На это повлияли как минимум три обстоятельства. Во-первых, хоть 1960 г. и является общепринятой в школьных учебниках границей исторических эпох, процесс деколонизации проходил неравномерно, а здесь существенны даже малейшие хронологические различия. Возьмем первый попавшийся пример. В 1959 г. Франция согласилась признать независимость Гвинеи, а в 1960 г. Сенегала — двух искусственно выделенных провинций Французской Западной Африки. Однако между этими двумя новообразованными государствами расположилась португальская Гвинея-Бисау, с которой португальцы расстались только в 1973 г., а чтоб уж совсем весело, в территорию Сенегала втиснута английская Гамбия (независимая с 1965). В свою очередь между французской Гвинеей и Либерией вклинилась еще британская Сьерра-Леоне, которая стала свободной в 1961 г. В момент возникновения каждого из этих государств одни его границы уже были определены соответствующими решениями о деколонизации, другие оставались еще колониальными, хотя и неприкосновенными без специальных договоров европейских держав, заключать которые те не горели желанием. Так и образовались курьезы типа Республики Гамбия, которая сжата с двух сторон щупальцами Сенегала, однако на протяжении 350 км не допускает последний к водам реки Гамбии, по обоим берегам которой еще с XV в. селились португальские работорговцы, пока бизнес у них не отобрали англичане, выдворив попутно самих бизнесменов. Этнически Гамбия ничем не отличается от окружающего ее Сенегала, кроме того, что у одних колониальным наследством является английский язык, а у других — французский, поэтому беженцы из Гамбии после очередных государственных переворотов или введения шариата чаще направляются в англоязычную Сьерра-Леоне, чем в близлежащий Сенегал.

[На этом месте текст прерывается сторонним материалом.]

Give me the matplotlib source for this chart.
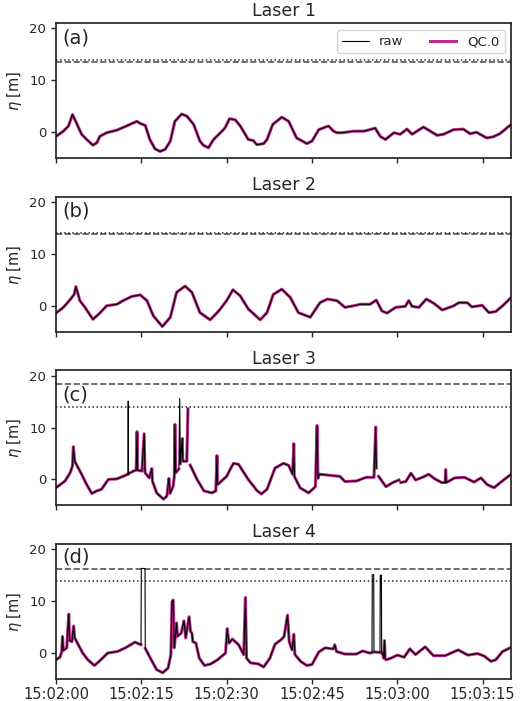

Во-вторых, европейские экономисты и политики сочли, что разрешение создавать национальные государства даже самым многочисленным и компактно проживающим африканским народам будет опасным прецедентом. Кого можно признать достаточно многочисленным и сформировавшимся, чтобы уважить его мечту о независимости? Где здесь критерии? Уступив раз, пришлось бы столкнуться с неизбежной лавиной территориальных претензий десятков племен, которые в определенный момент оказались бы не в состоянии создать самодостаточные государственные образования, а попытки обрести свою государственность позднее порождали бы хаос, анархию и экономическую беспомощность в масштабах всего континента. Аргумент достаточно логичный, хотя, когда надо, легко забываемый в угоду политической конъюнктуре.
Третье и самое важное. Признавая независимость определенного региона, колонизаторы и не думали отказываться от всех своих интересов, связанных с этими территориями. Предполагалось, и, как впоследствии выяснилось, справедливо, что языковые, образовательные и административные связи, наработанные в колониальный период, позволят сохранить привилегированные отношения с освободившимися государствами, если и не в политической области (хотя такое иногда получалось, достаточно взглянуть на военное присутствие Франции в значительном большинстве ее бывших колоний), то уж точно в экономической. Потому-то, к примеру, у португальцев не было ни малейшей заинтересованности объединять земли своей Гвинеи с гораздо более сильной французской Гвинеей, хотя с этнической и исторической точек зрения это выглядело куда как логично. Потому-то и сохранилось единство английского, а позднее англо-египетского Судана в явном противоречии с этническими, историческими и даже природными резонами.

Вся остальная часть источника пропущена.